## TASK OBJECTIVE
Skip the pictures. Set down, word for word, the lines from the start of the material up to and including the line with "minimum width=283pt, minimum".

....

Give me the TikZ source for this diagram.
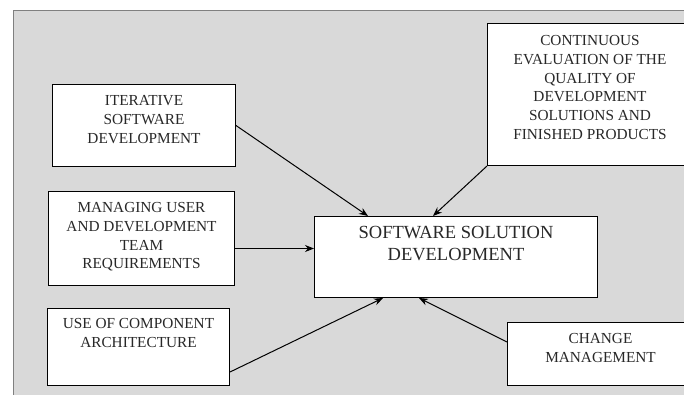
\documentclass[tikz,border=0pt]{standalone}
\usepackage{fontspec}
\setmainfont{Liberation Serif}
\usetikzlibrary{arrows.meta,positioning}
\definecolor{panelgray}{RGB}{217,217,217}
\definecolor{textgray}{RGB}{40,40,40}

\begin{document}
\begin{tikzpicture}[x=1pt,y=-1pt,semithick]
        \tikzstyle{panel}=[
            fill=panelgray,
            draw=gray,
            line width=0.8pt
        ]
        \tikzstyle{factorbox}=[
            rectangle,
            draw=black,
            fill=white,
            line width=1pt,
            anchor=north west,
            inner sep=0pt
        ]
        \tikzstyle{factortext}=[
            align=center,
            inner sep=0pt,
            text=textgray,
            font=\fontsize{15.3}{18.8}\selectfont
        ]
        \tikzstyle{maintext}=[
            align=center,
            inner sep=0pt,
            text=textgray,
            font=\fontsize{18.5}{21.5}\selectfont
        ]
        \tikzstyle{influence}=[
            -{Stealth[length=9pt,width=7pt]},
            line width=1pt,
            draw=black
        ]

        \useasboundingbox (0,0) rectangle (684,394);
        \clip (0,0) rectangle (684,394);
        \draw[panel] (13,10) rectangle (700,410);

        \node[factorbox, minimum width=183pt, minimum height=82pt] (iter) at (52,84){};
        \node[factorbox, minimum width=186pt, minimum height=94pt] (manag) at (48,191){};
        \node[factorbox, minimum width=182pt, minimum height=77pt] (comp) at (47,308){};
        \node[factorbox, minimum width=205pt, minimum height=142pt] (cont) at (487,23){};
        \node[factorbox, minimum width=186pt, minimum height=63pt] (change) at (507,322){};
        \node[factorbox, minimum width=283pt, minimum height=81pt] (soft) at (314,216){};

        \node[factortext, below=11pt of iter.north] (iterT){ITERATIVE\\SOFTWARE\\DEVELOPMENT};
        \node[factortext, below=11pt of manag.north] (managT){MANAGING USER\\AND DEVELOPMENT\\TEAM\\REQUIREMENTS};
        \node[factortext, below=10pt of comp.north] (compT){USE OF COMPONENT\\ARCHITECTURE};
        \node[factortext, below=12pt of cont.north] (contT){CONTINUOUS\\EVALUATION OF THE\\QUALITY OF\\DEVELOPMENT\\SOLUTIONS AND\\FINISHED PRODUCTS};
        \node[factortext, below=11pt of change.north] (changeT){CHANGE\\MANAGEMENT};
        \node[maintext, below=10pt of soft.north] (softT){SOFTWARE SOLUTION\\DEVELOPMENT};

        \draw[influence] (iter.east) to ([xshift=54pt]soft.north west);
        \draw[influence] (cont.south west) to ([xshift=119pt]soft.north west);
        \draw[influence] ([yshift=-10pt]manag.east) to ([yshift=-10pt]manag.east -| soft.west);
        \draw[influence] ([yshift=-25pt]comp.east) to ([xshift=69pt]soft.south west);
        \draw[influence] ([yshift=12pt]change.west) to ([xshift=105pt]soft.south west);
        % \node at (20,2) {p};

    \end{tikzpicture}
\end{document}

....

## EXERCISE RESPONSE
Give me the TikZ source for this diagram.
\documentclass[tikz,border=0pt]{standalone}
\usepackage{fontspec}
\setmainfont{Liberation Serif}
\usetikzlibrary{arrows.meta,positioning}
\definecolor{panelgray}{RGB}{217,217,217}
\definecolor{textgray}{RGB}{40,40,40}

\begin{document}
\begin{tikzpicture}[x=1pt,y=-1pt,semithick]
        \tikzstyle{panel}=[
            fill=panelgray,
            draw=gray,
            line width=0.8pt
        ]
        \tikzstyle{factorbox}=[
            rectangle,
            draw=black,
            fill=white,
            line width=1pt,
            anchor=north west,
            inner sep=0pt
        ]
        \tikzstyle{factortext}=[
            align=center,
            inner sep=0pt,
            text=textgray,
            font=\fontsize{15.3}{18.8}\selectfont
        ]
        \tikzstyle{maintext}=[
            align=center,
            inner sep=0pt,
            text=textgray,
            font=\fontsize{18.5}{21.5}\selectfont
        ]
        \tikzstyle{influence}=[
            -{Stealth[length=9pt,width=7pt]},
            line width=1pt,
            draw=black
        ]

        \useasboundingbox (0,0) rectangle (684,394);
        \clip (0,0) rectangle (684,394);
        \draw[panel] (13,10) rectangle (700,410);

        \node[factorbox, minimum width=183pt, minimum height=82pt] (iter) at (52,84){};
        \node[factorbox, minimum width=186pt, minimum height=94pt] (manag) at (48,191){};
        \node[factorbox, minimum width=182pt, minimum height=77pt] (comp) at (47,308){};
        \node[factorbox, minimum width=205pt, minimum height=142pt] (cont) at (487,23){};
        \node[factorbox, minimum width=186pt, minimum height=63pt] (change) at (507,322){};
        \node[factorbox, minimum width=283pt, minimum height=81pt] (soft) at (314,216){};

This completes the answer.